Updating package lists
Run:
sudo apt update
Expected output snippet:
Hit:1 http://deb.debian.org/debian stable InRelease
Reading package lists… Done
That confirms lists are current. Do this before any install or upgrade.
Installing essential packages
Install common tools with:
sudo apt install -y build-essential curl dnsutils
Verify with:
dpkg -l build-essential | grep ^ii
Expected output shows ii at the start and the package name. If a package is missing, the command will return no lines.
Setting up a local repository
For a small local mirror use apt-mirror or reprepro. Quick reprepro flow:
- Create repo layout under /srv/apt.
- Place .deb in pool/.
- Run reprepro included to process packages.
- Add signed Release and point clients to file:// or http:// URL.
Sign the repo with gpg and configure clients to trust the key in /etc/apt/trusted.gpg.d.
Steps
Basic commands for APT
I show the commands I actually use.
- Update lists:
sudo apt update - Upgrade installed packages:
sudo apt upgrade - Full upgrade that handles dependencies and removals:
sudo apt full-upgrade - Search for packages:
apt search nginx - Show package details:
apt show nginx
Each command has a dry-run alternative. Use -s or –simulate to preview changes:
sudo apt -s upgrade
Expected simulation output shows packages that will be upgraded and size totals. Use that before big changes.
Rollback note: apt has no global undo. Use snapshots (LVM, Btrfs) or keep current kernels and packages so you can boot a prior state.

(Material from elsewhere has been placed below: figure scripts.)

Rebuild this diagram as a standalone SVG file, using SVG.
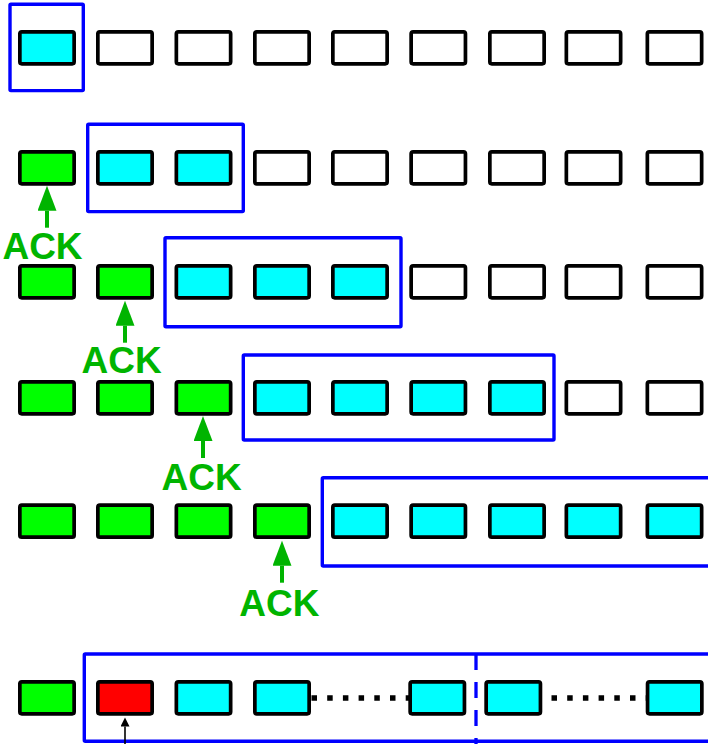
<svg xmlns="http://www.w3.org/2000/svg" width="708" height="744" viewBox="0 0 708 744">
<style>
.b{stroke:#000;stroke-width:3.7;}
.w{fill:#fff;}
.c{fill:#00ffff;}
.g{fill:#00ff00;}
.r{fill:#ff0000;}
.win{fill:none;stroke:#0000ff;stroke-width:3.4;}
.ack{font-family:"Liberation Sans",Arial,sans-serif;font-weight:bold;font-size:37px;fill:#00b400;text-anchor:middle;}
.ga{stroke:#00b400;stroke-width:4;}
.dot{stroke:#000;stroke-width:5.5;}
</style>
<defs>
<marker id="gh" markerUnits="userSpaceOnUse" markerWidth="26" markerHeight="20" refX="0" refY="9.5" orient="auto">
<path d="M0,0 L25,9.5 L0,19 z" fill="#00b400"/>
</marker>
<marker id="bh" markerUnits="userSpaceOnUse" markerWidth="10" markerHeight="10" refX="0" refY="4.5" orient="auto">
<path d="M0,0 L9,4.5 L0,9 z" fill="#000"/>
</marker>
</defs>

<g id="windows">
<rect class="win" x="10" y="4.3" width="73.3" height="86.3" rx="1"/>
<rect class="win" x="87.7" y="124.3" width="155.6" height="87.3" rx="1"/>
<rect class="win" x="165" y="237.7" width="236" height="89" rx="1"/>
<rect class="win" x="243.3" y="355" width="310.7" height="85" rx="1"/>
<rect class="win" x="322.3" y="477.7" width="420" height="88.3" rx="1"/>
<rect class="win" x="84.3" y="654" width="660" height="87.3" rx="1"/>
<line x1="476" y1="654" x2="476" y2="744" stroke="#0000ff" stroke-width="3.3" stroke-dasharray="16 12"/>
</g>

<g id="row1">
<rect class="b c" x="19.85" y="31.85" width="54.3" height="32" rx="2"/>
<rect class="b w" x="97.85" y="31.85" width="54.3" height="32" rx="2"/>
<rect class="b w" x="176.35" y="31.85" width="54.3" height="32" rx="2"/>
<rect class="b w" x="254.85" y="31.85" width="54.3" height="32" rx="2"/>
<rect class="b w" x="332.85" y="31.85" width="54.3" height="32" rx="2"/>
<rect class="b w" x="411.15" y="31.85" width="54.3" height="32" rx="2"/>
<rect class="b w" x="489.85" y="31.85" width="54.3" height="32" rx="2"/>
<rect class="b w" x="566.35" y="31.85" width="54.3" height="32" rx="2"/>
<rect class="b w" x="647.35" y="31.85" width="54.3" height="32" rx="2"/>
</g>

<g id="row2">
<rect class="b g" x="19.85" y="151.85" width="54.3" height="32" rx="2"/>
<rect class="b c" x="97.85" y="151.85" width="54.3" height="32" rx="2"/>
<rect class="b c" x="176.35" y="151.85" width="54.3" height="32" rx="2"/>
<rect class="b w" x="254.85" y="151.85" width="54.3" height="32" rx="2"/>
<rect class="b w" x="332.85" y="151.85" width="54.3" height="32" rx="2"/>
<rect class="b w" x="411.15" y="151.85" width="54.3" height="32" rx="2"/>
<rect class="b w" x="489.85" y="151.85" width="54.3" height="32" rx="2"/>
<rect class="b w" x="566.35" y="151.85" width="54.3" height="32" rx="2"/>
<rect class="b w" x="647.35" y="151.85" width="54.3" height="32" rx="2"/>
</g>

<g id="row3">
<rect class="b g" x="19.85" y="265.85" width="54.3" height="32" rx="2"/>
<rect class="b g" x="97.85" y="265.85" width="54.3" height="32" rx="2"/>
<rect class="b c" x="176.35" y="265.85" width="54.3" height="32" rx="2"/>
<rect class="b c" x="254.85" y="265.85" width="54.3" height="32" rx="2"/>
<rect class="b c" x="332.85" y="265.85" width="54.3" height="32" rx="2"/>
<rect class="b w" x="411.15" y="265.85" width="54.3" height="32" rx="2"/>
<rect class="b w" x="489.85" y="265.85" width="54.3" height="32" rx="2"/>
<rect class="b w" x="566.35" y="265.85" width="54.3" height="32" rx="2"/>
<rect class="b w" x="647.35" y="265.85" width="54.3" height="32" rx="2"/>
</g>

<g id="row4">
<rect class="b g" x="19.85" y="381.85" width="54.3" height="32" rx="2"/>
<rect class="b g" x="97.85" y="381.85" width="54.3" height="32" rx="2"/>
<rect class="b g" x="176.35" y="381.85" width="54.3" height="32" rx="2"/>
<rect class="b c" x="254.85" y="381.85" width="54.3" height="32" rx="2"/>
<rect class="b c" x="332.85" y="381.85" width="54.3" height="32" rx="2"/>
<rect class="b c" x="411.15" y="381.85" width="54.3" height="32" rx="2"/>
<rect class="b c" x="489.85" y="381.85" width="54.3" height="32" rx="2"/>
<rect class="b w" x="566.35" y="381.85" width="54.3" height="32" rx="2"/>
<rect class="b w" x="647.35" y="381.85" width="54.3" height="32" rx="2"/>
</g>

<g id="row5">
<rect class="b g" x="19.85" y="505.15" width="54.3" height="32" rx="2"/>
<rect class="b g" x="97.85" y="505.15" width="54.3" height="32" rx="2"/>
<rect class="b g" x="176.35" y="505.15" width="54.3" height="32" rx="2"/>
<rect class="b g" x="254.85" y="505.15" width="54.3" height="32" rx="2"/>
<rect class="b c" x="332.85" y="505.15" width="54.3" height="32" rx="2"/>
<rect class="b c" x="411.15" y="505.15" width="54.3" height="32" rx="2"/>
<rect class="b c" x="489.85" y="505.15" width="54.3" height="32" rx="2"/>
<rect class="b c" x="566.35" y="505.15" width="54.3" height="32" rx="2"/>
<rect class="b c" x="647.35" y="505.15" width="54.3" height="32" rx="2"/>
</g>

<g id="connectors">
<line class="dot" x1="311.5" y1="698" x2="409.5" y2="698" stroke-dasharray="5.5 10.2"/>
<line class="dot" x1="551.5" y1="698" x2="648" y2="698" stroke-dasharray="5.5 10.2"/>
<line class="ga" x1="47" y1="227.7" x2="47" y2="210.7" marker-end="url(#gh)"/>
<line class="ga" x1="125" y1="342.7" x2="125" y2="325.7" marker-end="url(#gh)"/>
<line class="ga" x1="203" y1="458" x2="203" y2="441" marker-end="url(#gh)"/>
<line class="ga" x1="282" y1="582.7" x2="282" y2="565.7" marker-end="url(#gh)"/>
<line x1="125" y1="744" x2="125" y2="726.5" stroke="#000" stroke-width="1.6" marker-end="url(#bh)"/>
</g>

<g id="row6">
<rect class="b g" x="19.85" y="681.85" width="54.3" height="32" rx="2"/>
<rect class="b r" x="97.85" y="681.85" width="54.3" height="32" rx="2"/>
<rect class="b c" x="176.35" y="681.85" width="54.3" height="32" rx="2"/>
<rect class="b c" x="254.85" y="681.85" width="54.3" height="32" rx="2"/>
<rect class="b c" x="410.15" y="681.85" width="54.3" height="32" rx="2"/>
<rect class="b c" x="486.15" y="681.85" width="54.3" height="32" rx="2"/>
<rect class="b c" x="647.55" y="681.85" width="54.3" height="32" rx="2"/>
</g>

<g id="labels">
<text class="ack" x="42.5" y="259">ACK</text>
<text class="ack" x="121.7" y="373.3">ACK</text>
<text class="ack" x="201.7" y="490">ACK</text>
<text class="ack" x="279.3" y="616">ACK</text>
</g>
</svg>
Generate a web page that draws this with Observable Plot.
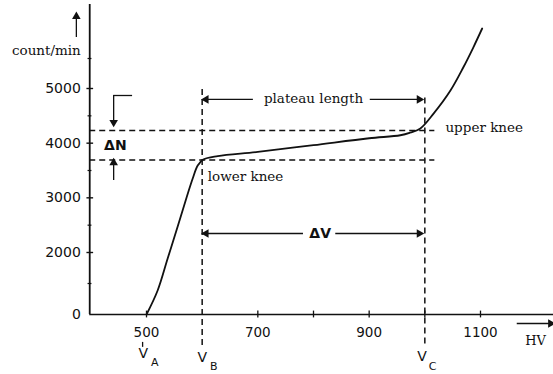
<!DOCTYPE html>
<html><head><meta charset="utf-8">
<script src="https://cdn.jsdelivr.net/npm/d3@7"></script>
<script src="https://cdn.jsdelivr.net/npm/@observablehq/plot@0.6"></script>
<style>body{margin:0;background:#fff} svg{display:block;background:#fff}</style>
</head><body><div id="chart"></div>
<script>
// Counter plateau curve (HV in volts, count/min)
const curveHV    = [500, 520, 538, 556, 572, 583, 592, 602, 628, 700, 800, 900, 956, 974, 992, 1016, 1046, 1069, 1087, 1103];
const curveCount = [0, 774, 1806, 2476, 3006, 3353, 3591, 3701, 3765, 3840, 3964, 4090, 4145, 4195, 4270, 4545, 4963, 5350, 5683, 6000];

const yTickValues = [0, 2000, 3000, 4000, 5000];
const yTickLabels = ["0", "2000", "3000", "4000", "5000"];
const yMajorTicks = [2000, 3000, 4000, 5000];
const yMinorTicks = [1000, 2500, 3500, 4500, 5500];
const xTickMarks  = [500, 700, 800, 900, 1000, 1100];
const xTickLabels = [500, 700, 900, 1100];

const vA = 500, vB = 600, vC = 1000;
const lowerKnee = 3690, upperKnee = 4230;
const plateauArrowCount = 4800, deltaVCount = 2348;
const axisLeftHV = 398, axisRightHV = 1232, axisTopCount = 6400;

const curve = curveHV.map((v, i) => ({hv: v, n: curveCount[i]}));

// annotation texts (data coordinates)
const endLabels    = [{hv: 382, n: 5633, t: "count/min"}];
const middleLabels = [{hv: 800, n: 4817, t: "plateau length"}];
const startLabels  = [{hv: 610, n: 3390, t: "lower knee"}, {hv: 1037, n: 4290, t: "upper knee"}];
const deltaLabels = [
  {hv: 444, n: 3957, t: "ΔN"},
  {hv: 812, n: 2348, t: "ΔV"}
];
const vLetters = [
  {hv: 494, n: -1258, t: "V"}, {hv: 600, n: -1387, t: "V"}, {hv: 995, n: -1355, t: "V"}
];
const vSubs = [
  {hv: 515, n: -1540, t: "A"}, {hv: 621, n: -1670, t: "B"}, {hv: 1014, n: -1670, t: "C"}
];

// segments of arrows / brackets
const hSegments = [
  {n: plateauArrowCount, x1: 603, x2: 692},
  {n: plateauArrowCount, x1: 902, x2: 994},
  {n: deltaVCount, x1: 603, x2: 782},
  {n: deltaVCount, x1: 840, x2: 994},
  {n: 4872, x1: 441, x2: 475},
  {n: -290, x1: 1166, x2: 1226}
];
const vSegments = [
  {hv: 441, y1: 4872, y2: 4415},
  {hv: 441, y1: 3317, y2: 3628},
  {hv: 374, y1: 5850, y2: 6200},
  {hv: 493, y1: -900, y2: -1060}
];
const heads = [
  {hv: 607, n: plateauArrowCount, r: -90},
  {hv: 990, n: plateauArrowCount, r: 90},
  {hv: 607, n: deltaVCount, r: -90},
  {hv: 990, n: deltaVCount, r: 90},
  {hv: 441, n: 4380, r: 180},
  {hv: 441, n: 3640, r: 0},
  {hv: 374, n: 6200, r: 0},
  {hv: 1226, n: -290, r: 90}
];

const ink = "#111";
const chart = Plot.plot({
  width: 553, height: 374,
  x: {type: "linear", domain: [500, 1100], range: [146, 480], axis: null},
  y: {type: "linear", domain: [0, 2000, 5000, 6300], range: [314, 252, 88, 10], axis: null},
  marks: [
    // axes
    Plot.ruleY([0], {x1: axisLeftHV, x2: axisRightHV, stroke: ink, strokeWidth: 1.6}),
    Plot.ruleX([axisLeftHV], {y1: 0, y2: axisTopCount, stroke: ink, strokeWidth: 1.8}),
    Plot.ruleY(yMajorTicks, {x1: axisLeftHV - 5, x2: axisLeftHV + 7, stroke: ink, strokeWidth: 1.4}),
    Plot.ruleY(yMinorTicks, {x1: axisLeftHV - 3, x2: axisLeftHV + 4, stroke: ink, strokeWidth: 1.2}),
    Plot.ruleX(xTickMarks, {y1: -110, y2: 110, stroke: ink, strokeWidth: 1.3}),
    Plot.text(yTickValues, {x: axisLeftHV - 16, y: d => d, text: (d, i) => yTickLabels[i], textAnchor: "end",
      fontFamily: "DejaVu Sans", fontSize: 14, fill: ink}),
    Plot.text(xTickLabels, {x: d => d, y: -580, text: d => String(d), fontFamily: "DejaVu Sans", fontSize: 13.5, fill: ink}),
    // dashed reference lines
    Plot.ruleY([upperKnee, lowerKnee], {x1: axisLeftHV, x2: 1018, stroke: ink, strokeWidth: 1.5, strokeDasharray: "6,4"}),
    Plot.ruleX([vB], {y1: -1000, y2: 5000, stroke: ink, strokeWidth: 1.5, strokeDasharray: "6,4"}),
    Plot.ruleX([vC], {y1: -950, y2: 4870, stroke: ink, strokeWidth: 1.5, strokeDasharray: "6,4"}),
    // arrows
    Plot.ruleY(hSegments, {y: "n", x1: "x1", x2: "x2", stroke: ink, strokeWidth: 1.3}),
    Plot.ruleX(vSegments, {x: "hv", y1: "y1", y2: "y2", stroke: ink, strokeWidth: 1.3}),
    Plot.dot(heads, {x: "hv", y: "n", rotate: "r", symbol: "triangle", r: 3.2, fill: ink, stroke: "none"}),
    // curve
    Plot.line(curve, {x: "hv", y: "n", curve: "catmull-rom", stroke: ink, strokeWidth: 1.8}),
    // labels
    Plot.text(endLabels, {x: "hv", y: "n", text: "t", textAnchor: "end", fontFamily: "DejaVu Serif", fontSize: 13.5, fill: ink}),
    Plot.text(middleLabels, {x: "hv", y: "n", text: "t", textAnchor: "middle", fontFamily: "DejaVu Serif", fontSize: 13.5, fill: ink}),
    Plot.text(startLabels, {x: "hv", y: "n", text: "t", textAnchor: "start", fontFamily: "DejaVu Serif", fontSize: 13.5, fill: ink}),
    Plot.text(deltaLabels, {x: "hv", y: "n", text: "t", fontFamily: "DejaVu Sans", fontWeight: "bold", fontSize: 14, fill: ink}),
    Plot.text(vLetters, {x: "hv", y: "n", text: "t", fontFamily: "DejaVu Sans", fontSize: 14, fill: ink}),
    Plot.text(vSubs, {x: "hv", y: "n", text: "t", fontFamily: "DejaVu Sans", fontSize: 11, fill: ink}),
    Plot.text([{hv: 1199, n: -839, t: "HV"}], {x: "hv", y: "n", text: "t", fontFamily: "DejaVu Serif", fontSize: 13, fill: ink})
  ]
});
document.getElementById("chart").append(chart);
</script>
</body></html>
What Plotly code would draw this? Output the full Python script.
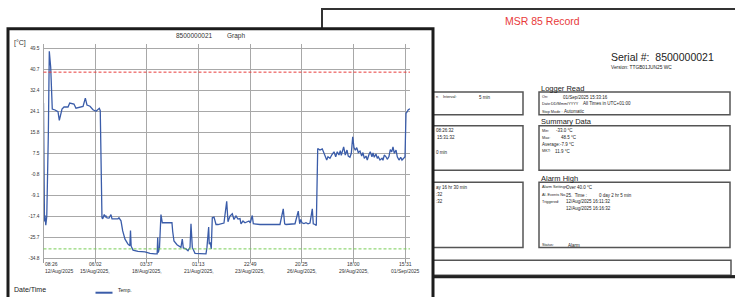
import pandas as pd
import plotly.graph_objects as go

# ---------------- data ----------------
START = "2025-08-12 08:26:32"
elapsed_h = [0, 0.7, 1.3, 2.0, 3.1, 4.4, 6.5, 7.8, 9.7, 11.8, 15.5, 19.5, 21.3, 24.9, 27.6, 33.0, 35.3, 38.4,
             41.0, 43.7, 49.1, 53.2, 56.3, 58.5, 62.6, 66.6, 70.7, 75.1, 76.4, 78.1, 78.7, 79.7, 81.8, 83.2,
             84.1, 85.5, 88.2, 90.8, 92.2, 96.2, 100.3, 101.6, 104.3, 106.6, 109.7, 113.7, 116.2, 117.1, 118.0,
             120.5, 127.2, 136.6, 143.3, 150.1, 153.0, 153.7, 154.5, 156.1, 158.1, 159.9, 162.2, 167.6, 172.9,
             173.9, 175.6, 179.7, 185.0, 186.8, 188.2, 191.8, 194.5, 197.2, 198.5, 200.3, 203.9, 210.6, 218.7,
             220.0, 222.3, 223.1, 224.5, 225.8, 227.2, 229.5, 232.2, 234.9, 238.9, 242.9, 246.6, 248.3, 251.0,
             254.1, 256.4, 259.1, 261.8, 264.5, 265.8, 268.5, 271.2, 273.9, 276.6, 278.3, 281.0, 282.4, 291.4,
             304.9, 318.3, 322.7, 324.6, 326.4, 333.1, 338.5, 342.9, 344.8, 346.2, 347.9, 350.6, 353.3, 356.0,
             358.7, 361.8, 363.1, 365.4, 367.2, 369.1, 370.4, 372.1, 375.2, 377.1, 381.2, 382.9, 385.6, 388.3,
             391.0, 393.3, 395.4, 397.7, 399.5, 400.8, 404.0, 406.2, 408.5, 410.2, 412.5, 414.3, 416.2, 417.9,
             419.7, 421.6, 423.7, 426.0, 428.3, 430.0, 431.8, 434.1, 435.8, 438.1, 439.8, 442.1, 443.5, 445.2,
             447.5, 449.3, 450.6, 452.9, 455.6, 456.9, 458.7, 461.0, 462.7, 465.0, 466.8, 468.7, 470.4, 472.2,
             474.5, 476.2, 478.5, 480.8, 482.5, 484.8, 486.6, 487.9, 489.2, 491.0, 493.3]
temp_c = [27.6, 10.0, -20.0, -17.5, -21.5, -18.0, 15.0, 48.4, 41.9, 25.2, 24.8, 24.1, 20.6, 25.2, 26.0, 26.0,
          27.6, 27.4, 27.2, 25.5, 26.0, 26.2, 29.6, 26.8, 26.3, 24.9, 24.3, 25.5, 24.5, -12.0, -18.5, -18.9,
          -17.2, -18.1, -17.8, -18.5, -18.6, -17.2, -18.9, -18.9, -18.9, -18.5, -19.7, -23.8, -27.1, -29.1,
          -29.7, -23.6, -29.9, -31.5, -32.0, -32.2, -32.8, -33.0, -33.0, -26.4, -32.5, -30.5, -17.2, -20.5,
          -20.5, -20.6, -20.5, -24.0, -27.8, -29.3, -30.4, -27.1, -30.6, -31.0, -31.7, -30.4, -20.9, -30.4,
          -32.8, -32.9, -33.0, -30.4, -22.2, -29.1, -28.4, -31.0, -18.5, -18.2, -21.2, -21.2, -21.0, -20.6,
          -11.9, -20.1, -17.8, -16.9, -19.2, -17.8, -19.0, -18.8, -20.9, -19.8, -20.5, -20.1, -19.8, -20.5,
          -17.6, -20.9, -21.2, -21.2, -21.2, -14.9, -20.9, -21.2, -21.2, -20.9, -15.8, -20.9, -19.2, -20.5,
          -20.8, -20.5, -20.9, -20.6, -14.9, -20.9, -21.2, -21.6, 9.3, 8.9, 8.7, 9.2, 7.6, 4.7, 6.0, 5.4, 6.9,
          8.0, 6.0, 8.0, 6.7, 8.5, 6.6, 10.0, 6.7, 8.7, 6.3, 5.8, 7.4, 14.0, 9.7, 8.7, 9.7, 7.7, 8.3, 6.3, 7.7,
          5.4, 6.3, 4.7, 6.9, 8.0, 6.0, 7.6, 5.8, 7.1, 5.4, 6.0, 4.7, 5.4, 4.6, 6.7, 6.0, 5.0, 6.1, 8.9, 8.0,
          10.0, 7.4, 8.7, 6.0, 4.7, 5.8, 4.7, 5.4, 6.0, 23.5, 23.9, 24.9, 25.3]

ALARM_HIGH = 40.0
ALARM_LOW = -31.0

y_tick_labels = ["-34.8", "-25.7", "-17.4", "-9.1", "-0.8", "7.5", "15.8", "24.1", "32.4", "40.7", "49.5"]
Y_MIN, Y_MAX = -34.8, 49.5
TICK_STEP_H = 69.583
x_tick_times = ["08:26", "06:02", "03:37", "01:13", "22:49", "20:25", "18:00", "15:31"]
x_tick_dates = ["12/Aug/2025", "15/Aug/2025,", "18/Aug/2025,", "21/Aug/2025,", "23/Aug/2025,",
                "26/Aug/2025,", "29/Aug/2025,", "01/Sep/2025"]

# ---------------- geometry helpers ----------------
W, H = 735, 297
FONT = "Liberation Sans, Arial, sans-serif"
NB = "\u00a0"


def X(p):
    return p / W


def Y(p):
    return 1 - p / H


start = pd.Timestamp(START)
xs = [start + pd.Timedelta(hours=h) for h in elapsed_h]
tick_vals = [start + pd.Timedelta(hours=TICK_STEP_H * k) for k in range(len(x_tick_times))]
x_end = start + pd.Timedelta(hours=493.3)
n = len(y_tick_labels)
y_tick_vals = [Y_MIN + (Y_MAX - Y_MIN) * k / (n - 1) for k in range(n)]

fig = go.Figure()
fig.add_trace(go.Scatter(x=xs, y=temp_c, mode="lines", line=dict(color="#3a5ca9", width=1.3),
                         hoverinfo="skip", showlegend=False))

shapes = []
ann = []


def rect(x0, y0, x1, y1, color="#444", width=1.5, fill="rgba(0,0,0,0)", layer="below"):
    shapes.append(dict(type="rect", xref="paper", yref="paper", x0=X(x0), x1=X(x1), y0=Y(y0), y1=Y(y1),
                       line=dict(color=color, width=width), fillcolor=fill, layer=layer))


def hline(x0, x1, y, color="#333", width=1.5, layer="below"):
    shapes.append(dict(type="line", xref="paper", yref="paper", x0=X(x0), x1=X(x1), y0=Y(y), y1=Y(y),
                       line=dict(color=color, width=width), layer=layer))


def text(t, x, y, size=4.5, color="#222", xanchor="left"):
    ann.append(dict(text=t.replace("  ", NB + NB), x=X(x), y=Y(y), xref="paper", yref="paper",
                    showarrow=False, xanchor=xanchor, yanchor="middle", borderpad=0,
                    font=dict(family=FONT, size=size, color=color)))


LB = 3.8   # label font size in boxes
VL = 4.5   # value font size in boxes

# back page
rect(322, 9, 760, 279, color="#333", width=2, fill="white")
for (x0, y0, x1, y1) in [(420, 93, 523, 116), (539, 93, 730, 116), (420, 127, 523, 172), (539, 127, 730, 172),
                         (420, 184, 523, 250), (539, 184, 730, 250), (420, 263, 731, 278)]:
    rect(x0, y0, x1, y1, color="#555", width=1.5)
hline(420, 760, 279.5, color="#222", width=3)
# front chart frame
rect(8, 29, 433, 320, color="#1c1c1c", width=3, fill="white")

# threshold lines
shapes.append(dict(type="line", xref="x domain", yref="y", x0=0, x1=1, y0=ALARM_HIGH, y1=ALARM_HIGH,
                   line=dict(color="#e83a3a", width=1, dash="3px,2px"), layer="above"))
shapes.append(dict(type="line", xref="x domain", yref="y", x0=0, x1=1, y0=ALARM_LOW, y1=ALARM_LOW,
                   line=dict(color="#77cc55", width=1, dash="3px,2px"), layer="above"))
# legend sample
hline(95.5, 112.5, 295.7, color="#3a5ca9", width=2, layer="above")

# back page texts
text("MSR 85 Record", 542, 21, size=10.5, color="#e83a3a", xanchor="center")
text("Serial #:  8500000021", 610, 58, size=10.5, color="#222")
text("Version: TTGB01JUN25 WC", 610, 68, size=4.8)
text("Logger Read", 540, 89, size=7.5)
text("Summary Data", 540, 123, size=7.5)
text("Alarm High", 540, 180, size=7.5)

text("On:", 541, 98, LB); text("01/Sep/2025 15:33:16", 562, 98, VL)
text("Date:DD/Mmm/YYYY", 541, 105, LB); text("All Times in UTC+01:00", 582, 105, VL)
text("Stop Mode :", 541, 113, LB); text("Automatic", 563, 113, VL)

text("Min:", 541, 132, LB); text("-33.0 °C", 555, 132, VL)
text("Max:", 541, 139, LB); text("48.5 °C", 560, 139, VL)
text("Average:-7.9 °C", 541, 146, VL)
text("MKT:", 541, 153, LB); text("11.9 °C", 554, 153, VL)

text("Alarm Settings:", 541, 189, LB); text("Over 40.0 °C", 565, 189, VL)
text("Al. Events No.:", 541, 197, LB); text("25.  Time :", 565, 197, VL); text("0 day 2 hr 5 min", 598, 197, VL)
text("Triggered:", 541, 204, LB); text("12/Aug/2025 16:11:32", 565, 204, VL)
text("12/Aug/2025 16:16:32", 565, 211, VL)
text("Status:", 541, 248, LB); text("Alarm", 567, 248, VL)

text("n", 435, 98, LB); text("Interval:", 442, 98, LB); text("5 min", 478, 98, VL)
text("08:26:32", 435, 132, VL); text("15:31:32", 436, 139, VL); text("0 min", 435, 154, VL)
text("ay 16 hr 30 min", 435, 189, VL); text(":32", 435, 196, VL); text(":32", 435, 204, VL)

# chart frame texts
text("8500000021", 194, 36, size=6.5, color="#333", xanchor="center")
text("Graph", 236, 36, size=6.5, color="#333", xanchor="center")
text("[°C]", 13, 43, size=7, color="#333")
text("Date/Time", 13, 292.5, size=7, color="#222")
text("Temp.", 117, 293, size=5, color="#222")

# x tick labels (axis-referenced)
for i, (tv, tt, td) in enumerate(zip(tick_vals, x_tick_times, x_tick_dates)):
    xa = "left" if i == 0 else "center"
    for lab, yy in ((tt, 266.7), (td, 273.3)):
        ann.append(dict(text=lab, x=tv, xref="x", y=Y(yy), yref="paper", showarrow=False, xanchor=xa,
                        yanchor="middle", borderpad=0, font=dict(family=FONT, size=5, color="#333")))

fig.update_layout(
    width=W, height=H, margin=dict(l=0, r=0, t=0, b=0),
    paper_bgcolor="white", plot_bgcolor="white", showlegend=False,
    shapes=shapes, annotations=ann,
    xaxis=dict(domain=[X(43.5), X(410)], range=[start, x_end], type="date",
               tickvals=tick_vals, showticklabels=False, ticks="outside", ticklen=4, tickcolor="#999",
               showgrid=True, gridcolor="#a8a8a8", gridwidth=1, zeroline=False,
               showline=True, linecolor="#a8a8a8", linewidth=1),
    yaxis=dict(domain=[Y(261), Y(44)], range=[Y_MIN, Y_MAX + 5 * (Y_MAX - Y_MIN) / 212],
               tickvals=y_tick_vals, ticktext=y_tick_labels, ticks="", ticklabelstandoff=2,
               tickfont=dict(family=FONT, size=4.8, color="#333"),
               showgrid=True, gridcolor="#a8a8a8", gridwidth=1, zeroline=False,
               showline=True, linecolor="#a8a8a8", linewidth=1),
)

fig.write_html("out.html", config={"displayModeBar": False},
               post_script="document.body.style.margin='0px';document.body.style.overflow='hidden';")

Managing packages with APT
Install a package:
sudo apt install nginx
Verify install status with:
dpkg -l nginx | grep ^ii
List installed files:
dpkg -L nginx
Pin a package to a version:
sudo apt-mark hold nginx
Unhold:
sudo apt-mark unhold nginx
Upgrading packages
I prefer staged upgrades.
- sudo apt update
- sudo apt -s full-upgrade # simulate
- sudo apt full-upgrade
Expected final lines:
0 upgraded, 0 newly installed, 0 to remove and 0 not upgraded.
If that appears, everything stayed at the same versions or no changes were necessary.
Removing packages
Remove but keep config:
sudo apt remove package
Completely purge:
sudo apt purge package
Then clean up orphaned dependencies:
sudo apt autoremove
Check for leftover config files with dpkg -l | grep ‘^rc’
Verifying package installations
After install, confirm the binary exists:
which nginx
expected: /usr/sbin/nginx
Check the service status:
sudo systemctl status nginx
expected: Active: active (running)
If services fail to start, inspect journalctl -u nginx for errors.
Checks
Confirming package installation
Run:
dpkg -s nginx
Expected snippet:
Package: nginx
Status: install ok installed
Priority: optional
That shows apt completed the install and dpkg recorded it.
Checking for broken packages
Use:
sudo apt –fix-broken install
Simulate first:
sudo apt -s –fix-broken install
Broken packages commonly arise after interrupted installs or conflicting repos. If dpkg reports errors, use dpkg –configure -a to finish configuration steps.
Validating repository configurations
List enabled sources:
grep -rhE ‘^(deb|deb-src)’ /etc/apt/sources.list* | sed -n ‘1,50p’
Check that URLs resolve and InRelease files exist:
sudo apt update
Look for 404 or NO_PUBKEY errors. For missing keys import them with apt-key add or place them under /etc/apt/trusted.gpg.d.
Monitoring package updates
For unattended upgrades, install unattended-upgrades and configure /etc/apt/apt.conf.d/50unattended-upgrades. For manual checks, run:
sudo apt update && apt list –upgradable
Expected output lists upgradable packages and their candidate versions. I run that weekly on servers.
Troubleshooting common errors
When apt complains about held packages, use apt-mark showhold. For dependency loops use aptitude if available; it offers multiple resolution proposals. If a package is from a third-party repo, disable the repo and run apt update to see if the problem clears.
If it breaks
Steps to recover from a broken APT
- Run: sudo apt -f install
- If that fails: sudo dpkg –configure -a
- Re-run: sudo apt update && sudo apt upgrade
These steps handle most failures from interrupted installs.
Using dpkg for manual fixes
dpkg works at a lower level. To force install a downloaded .deb:
sudo dpkg -i package.deb
If that creates missing deps, fix with:
sudo apt -f install
If dpkg shows half-installed packages, remove them with dpkg -r package and then reinstall cleanly with apt.
Reinstalling APT
If apt itself is broken, reinstall via dpkg with a downloaded apt .deb, or use a live image to chroot and restore packages. Prefer chroot when the package database is corrupted.
Restoring from backups
I rely on snapshots. On Btrfs or LVM, roll back the snapshot that covers / and /var. If using file backups, restore /var/lib/dpkg and /etc/apt, then run dpkg –configure -a.
Rollback note: rolling back a snapshot reverses all changes since that snapshot. Confirm the snapshot timestamp before applying.
Seeking help from the community
Search distro-specific forums and the relevant man pages: apt(8), dpkg(1). When asking for help, include output from sudo apt update, sudo apt upgrade -s, and dpkg -l | grep -v ‘^ii’ so others can see the exact failure state.
Final takeaway: pick the package manager that matches the distro and the workflow you want. For Debian-derived systems use apt and learn its commands, simulations and recovery steps. Keep repositories tight, test upgrades with simulations and keep snapshots for clean rollbacks.